PROBLEM ::
Exclude images, then output the remaining data verbatim.

— Start of RECORDS FOR THE EXERCISE —

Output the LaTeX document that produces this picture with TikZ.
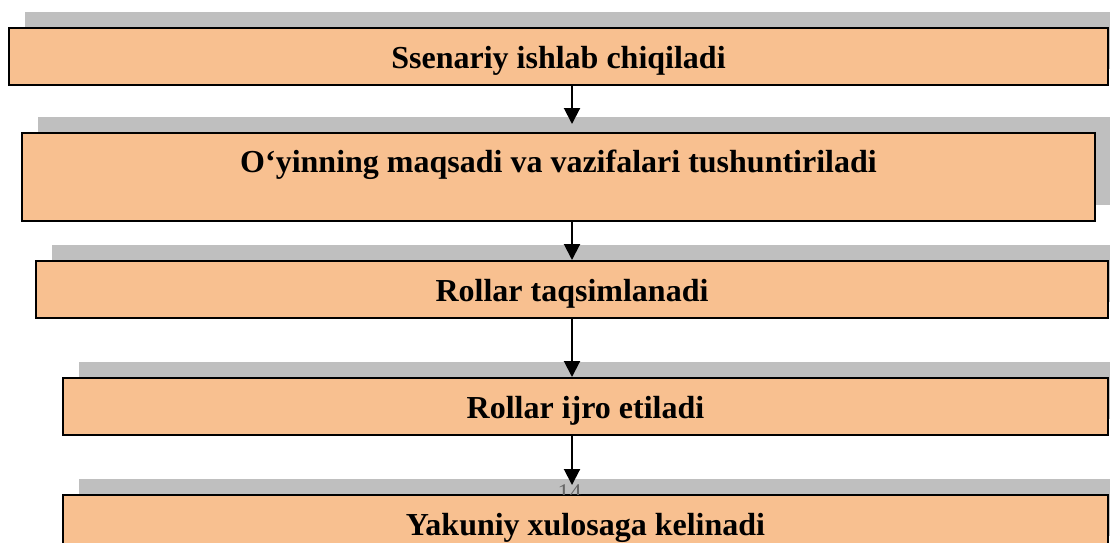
\documentclass[tikz,border=0pt]{standalone}
\usepackage{fontspec}
\setmainfont{Liberation Serif}
\usepackage{xcolor}
\usetikzlibrary{arrows.meta, positioning, shadows}
\definecolor{boxorange}{RGB}{248,192,144}
\definecolor{boxshade}{RGB}{191,191,191}
\begin{document}
\begin{tikzpicture}[x=1pt, y=-1pt,
    stagebox/.style={rectangle, draw, line width=2pt, fill=boxorange, anchor=north west,
        minimum height=57pt, text height=25pt, text depth=2pt,
        font=\fontsize{32}{38}\selectfont\bfseries,
        general shadow={fill=boxshade, shadow xshift=16pt, shadow yshift=16pt}},
    flow/.style={-{Triangle[length=16pt, width=16pt]}, line width=2pt}
]
\useasboundingbox (0,0) rectangle (1110,542);
\coordinate (axis) at (572,0);

\node[stagebox, minimum width=1099pt] at (8,27) (scenario) {Ssenariy ishlab chiqiladi};
\node[stagebox, minimum width=1073pt, minimum height=88pt, text depth=35pt] at (21,132) (goals) {O‘yinning maqsadi va vazifalari tushuntiriladi};
\node[stagebox, minimum width=1072pt] at (35,260) (roles) {Rollar taqsimlanadi};
\node[stagebox, minimum width=1045pt] at (62,377) (play) {Rollar ijro etiladi};
\node[stagebox, minimum width=1045pt] at (62,494) (summary) {Yakuniy xulosaga kelinadi};

\begin{scope}
\clip (play.south west) rectangle (summary.north east);
\node[anchor=base, text=black!60, font=\fontsize{24}{28}\selectfont] at (569.5,500) (pagenum) {14};
\end{scope}

\draw[flow, shorten >=8pt] (scenario.south -| axis) -- (goals.north -| axis);
\draw[flow] (goals.south -| axis) -- (roles.north -| axis);
\draw[flow] (roles.south -| axis) -- (play.north -| axis);
\draw[flow, shorten >=9pt] (play.south -| axis) -- (summary.north -| axis);
\end{tikzpicture}
\end{document}
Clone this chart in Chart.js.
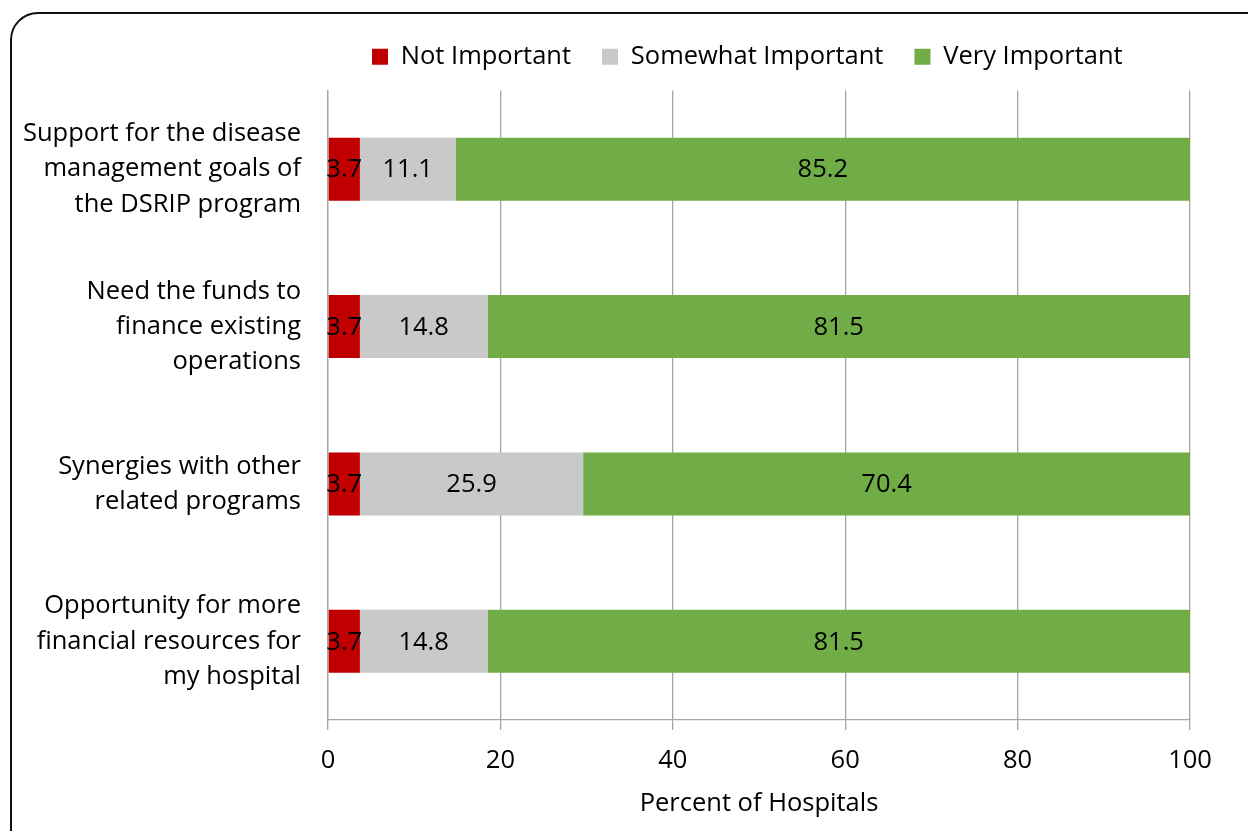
<!DOCTYPE html>
<html>
<head>
<meta charset="utf-8">
<script src="https://cdn.jsdelivr.net/npm/chart.js@4/dist/chart.umd.min.js"></script>
<style>
    html, body { margin: 0; padding: 0; background: #fff; overflow: hidden; }
    #wrap { position: relative; width: 1248px; height: 831px; }
    #frame {
        position: absolute; left: 10px; top: 12px; width: 1270px; height: 850px;
        border: 2px solid #111; border-radius: 28px; box-sizing: border-box;
    }
    #chart { position: absolute; left: 0; top: 0; }
</style>
</head>
<body>
<div id="wrap">
    <div id="frame"></div>
    <canvas id="chart" width="1248" height="831"></canvas>
</div>
<script>
// Chart data
const categories = [
    ["Support for the disease", "management goals of", "the DSRIP program"],
    ["Need the funds to", "finance existing", "operations"],
    ["Synergies with other", "related programs"],
    ["Opportunity for more", "financial resources for", "my hospital"]
];
const notImportant = [3.7, 3.7, 3.7, 3.7];
const somewhatImportant = [11.1, 14.8, 25.9, 14.8];
const veryImportant = [85.2, 81.5, 70.4, 81.5];
const xTicks = [0, 20, 40, 60, 80, 100];

const FONT_SIZE = 25.5;
Chart.defaults.font.family = "'Open Sans', 'Liberation Sans', sans-serif";
Chart.defaults.font.size = FONT_SIZE;
Chart.defaults.color = "#000";

// legend: extra gap below it, and start it where the original one starts
const legendPlace = {
    id: "legendPlace",
    afterInit(chart) {
        const legend = chart.legend;
        if (!legend) return;
        const fit = legend.fit.bind(legend);
        legend.fit = function () {
            fit();
            this.height += 11;
        };
    },
    afterLayout(chart) {
        const legend = chart.legend;
        if (!legend || !legend.lineWidths) return;
        const pad = legend.options.labels.padding;
        // centre alignment puts the first box at (left + pad + right - width) / 2
        legend.left = 2 * 372 - pad - legend.right + legend.lineWidths[0];
    }
};

// value labels centred in each segment
const segmentLabels = {
    id: "segmentLabels",
    afterDatasetsDraw(chart) {
        const ctx = chart.ctx;
        ctx.save();
        ctx.font = FONT_SIZE + "px 'Open Sans', 'Liberation Sans', sans-serif";
        ctx.fillStyle = "#000";
        ctx.textAlign = "center";
        ctx.textBaseline = "middle";
        chart.data.datasets.forEach((ds, i) => {
            chart.getDatasetMeta(i).data.forEach((bar, j) => {
                const v = ds.data[j];
                ctx.fillText(v.toFixed(1), (bar.x + bar.base) / 2, bar.y + 1);
            });
        });
        ctx.restore();
    }
};

function setupChart() {
    const ctx = document.getElementById("chart").getContext("2d");

    new Chart(ctx, {
        type: "bar",
        data: {
            labels: categories,
            datasets: [
                { label: "Not Important", data: notImportant, backgroundColor: "#C00000" },
                { label: "Somewhat Important", data: somewhatImportant, backgroundColor: "#C9C9C9" },
                { label: "Very Important", data: veryImportant, backgroundColor: "#70AD47" }
            ]
        },
        options: {
            indexAxis: "y",
            responsive: false,
            animation: false,
            barPercentage: 0.4,
            categoryPercentage: 1,
            layout: { padding: { top: 13, right: 58, bottom: 0, left: 0 } },
            plugins: {
                legend: {
                    position: "top",
                    labels: {
                        boxWidth: 16,
                        boxHeight: 16,
                        padding: 31,
                        font: { size: FONT_SIZE }
                    }
                },
                tooltip: { enabled: false }
            },
            scales: {
                x: {
                    stacked: true,
                    min: 0,
                    max: 100,
                    afterBuildTicks: (scale) => {
                        scale.ticks = xTicks.map(v => ({ value: v }));
                    },
                    afterFit: (scale) => { scale.height = 111; },
                    grid: { color: "#A6A6A6", lineWidth: 1.3, tickLength: 10 },
                    border: { color: "#A6A6A6", width: 1.3 },
                    ticks: { padding: 15, font: { size: FONT_SIZE } },
                    title: {
                        display: true,
                        text: "Percent of Hospitals",
                        font: { size: FONT_SIZE },
                        padding: { top: 0, bottom: 12 }
                    }
                },
                y: {
                    stacked: true,
                    afterFit: (scale) => { scale.width = 328; },
                    grid: { display: false },
                    border: { display: true, color: "#A6A6A6", width: 1.3 },
                    ticks: { padding: 19, font: { size: FONT_SIZE, lineHeight: 1.38 } }
                }
            }
        },
        plugins: [legendPlace, segmentLabels]
    });
}

setupChart();
</script>
</body>
</html>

— End of RECORDS FOR THE EXERCISE —

TASK RESULT ::
Output the LaTeX document that produces this picture with TikZ.
\documentclass[tikz,border=0pt]{standalone}
\usepackage{fontspec}
\setmainfont{Liberation Serif}
\usepackage{xcolor}
\usetikzlibrary{arrows.meta, positioning, shadows}
\definecolor{boxorange}{RGB}{248,192,144}
\definecolor{boxshade}{RGB}{191,191,191}
\begin{document}
\begin{tikzpicture}[x=1pt, y=-1pt,
    stagebox/.style={rectangle, draw, line width=2pt, fill=boxorange, anchor=north west,
        minimum height=57pt, text height=25pt, text depth=2pt,
        font=\fontsize{32}{38}\selectfont\bfseries,
        general shadow={fill=boxshade, shadow xshift=16pt, shadow yshift=16pt}},
    flow/.style={-{Triangle[length=16pt, width=16pt]}, line width=2pt}
]
\useasboundingbox (0,0) rectangle (1110,542);
\coordinate (axis) at (572,0);

\node[stagebox, minimum width=1099pt] at (8,27) (scenario) {Ssenariy ishlab chiqiladi};
\node[stagebox, minimum width=1073pt, minimum height=88pt, text depth=35pt] at (21,132) (goals) {O‘yinning maqsadi va vazifalari tushuntiriladi};
\node[stagebox, minimum width=1072pt] at (35,260) (roles) {Rollar taqsimlanadi};
\node[stagebox, minimum width=1045pt] at (62,377) (play) {Rollar ijro etiladi};
\node[stagebox, minimum width=1045pt] at (62,494) (summary) {Yakuniy xulosaga kelinadi};

\begin{scope}
\clip (play.south west) rectangle (summary.north east);
\node[anchor=base, text=black!60, font=\fontsize{24}{28}\selectfont] at (569.5,500) (pagenum) {14};
\end{scope}

\draw[flow, shorten >=8pt] (scenario.south -| axis) -- (goals.north -| axis);
\draw[flow] (goals.south -| axis) -- (roles.north -| axis);
\draw[flow] (roles.south -| axis) -- (play.north -| axis);
\draw[flow, shorten >=9pt] (play.south -| axis) -- (summary.north -| axis);
\end{tikzpicture}
\end{document}
Clone this chart in Chart.js.
<!DOCTYPE html>
<html>
<head>
<meta charset="utf-8">
<script src="https://cdn.jsdelivr.net/npm/chart.js@4/dist/chart.umd.min.js"></script>
<style>
    html, body { margin: 0; padding: 0; background: #fff; overflow: hidden; }
    #wrap { position: relative; width: 1248px; height: 831px; }
    #frame {
        position: absolute; left: 10px; top: 12px; width: 1270px; height: 850px;
        border: 2px solid #111; border-radius: 28px; box-sizing: border-box;
    }
    #chart { position: absolute; left: 0; top: 0; }
</style>
</head>
<body>
<div id="wrap">
    <div id="frame"></div>
    <canvas id="chart" width="1248" height="831"></canvas>
</div>
<script>
// Chart data
const categories = [
    ["Support for the disease", "management goals of", "the DSRIP program"],
    ["Need the funds to", "finance existing", "operations"],
    ["Synergies with other", "related programs"],
    ["Opportunity for more", "financial resources for", "my hospital"]
];
const notImportant = [3.7, 3.7, 3.7, 3.7];
const somewhatImportant = [11.1, 14.8, 25.9, 14.8];
const veryImportant = [85.2, 81.5, 70.4, 81.5];
const xTicks = [0, 20, 40, 60, 80, 100];

const FONT_SIZE = 25.5;
Chart.defaults.font.family = "'Open Sans', 'Liberation Sans', sans-serif";
Chart.defaults.font.size = FONT_SIZE;
Chart.defaults.color = "#000";

// legend: extra gap below it, and start it where the original one starts
const legendPlace = {
    id: "legendPlace",
    afterInit(chart) {
        const legend = chart.legend;
        if (!legend) return;
        const fit = legend.fit.bind(legend);
        legend.fit = function () {
            fit();
            this.height += 11;
        };
    },
    afterLayout(chart) {
        const legend = chart.legend;
        if (!legend || !legend.lineWidths) return;
        const pad = legend.options.labels.padding;
        // centre alignment puts the first box at (left + pad + right - width) / 2
        legend.left = 2 * 372 - pad - legend.right + legend.lineWidths[0];
    }
};

// value labels centred in each segment
const segmentLabels = {
    id: "segmentLabels",
    afterDatasetsDraw(chart) {
        const ctx = chart.ctx;
        ctx.save();
        ctx.font = FONT_SIZE + "px 'Open Sans', 'Liberation Sans', sans-serif";
        ctx.fillStyle = "#000";
        ctx.textAlign = "center";
        ctx.textBaseline = "middle";
        chart.data.datasets.forEach((ds, i) => {
            chart.getDatasetMeta(i).data.forEach((bar, j) => {
                const v = ds.data[j];
                ctx.fillText(v.toFixed(1), (bar.x + bar.base) / 2, bar.y + 1);
            });
        });
        ctx.restore();
    }
};

function setupChart() {
    const ctx = document.getElementById("chart").getContext("2d");

    new Chart(ctx, {
        type: "bar",
        data: {
            labels: categories,
            datasets: [
                { label: "Not Important", data: notImportant, backgroundColor: "#C00000" },
                { label: "Somewhat Important", data: somewhatImportant, backgroundColor: "#C9C9C9" },
                { label: "Very Important", data: veryImportant, backgroundColor: "#70AD47" }
            ]
        },
        options: {
            indexAxis: "y",
            responsive: false,
            animation: false,
            barPercentage: 0.4,
            categoryPercentage: 1,
            layout: { padding: { top: 13, right: 58, bottom: 0, left: 0 } },
            plugins: {
                legend: {
                    position: "top",
                    labels: {
                        boxWidth: 16,
                        boxHeight: 16,
                        padding: 31,
                        font: { size: FONT_SIZE }
                    }
                },
                tooltip: { enabled: false }
            },
            scales: {
                x: {
                    stacked: true,
                    min: 0,
                    max: 100,
                    afterBuildTicks: (scale) => {
                        scale.ticks = xTicks.map(v => ({ value: v }));
                    },
                    afterFit: (scale) => { scale.height = 111; },
                    grid: { color: "#A6A6A6", lineWidth: 1.3, tickLength: 10 },
                    border: { color: "#A6A6A6", width: 1.3 },
                    ticks: { padding: 15, font: { size: FONT_SIZE } },
                    title: {
                        display: true,
                        text: "Percent of Hospitals",
                        font: { size: FONT_SIZE },
                        padding: { top: 0, bottom: 12 }
                    }
                },
                y: {
                    stacked: true,
                    afterFit: (scale) => { scale.width = 328; },
                    grid: { display: false },
                    border: { display: true, color: "#A6A6A6", width: 1.3 },
                    ticks: { padding: 19, font: { size: FONT_SIZE, lineHeight: 1.38 } }
                }
            }
        },
        plugins: [legendPlace, segmentLabels]
    });
}

setupChart();
</script>
</body>
</html>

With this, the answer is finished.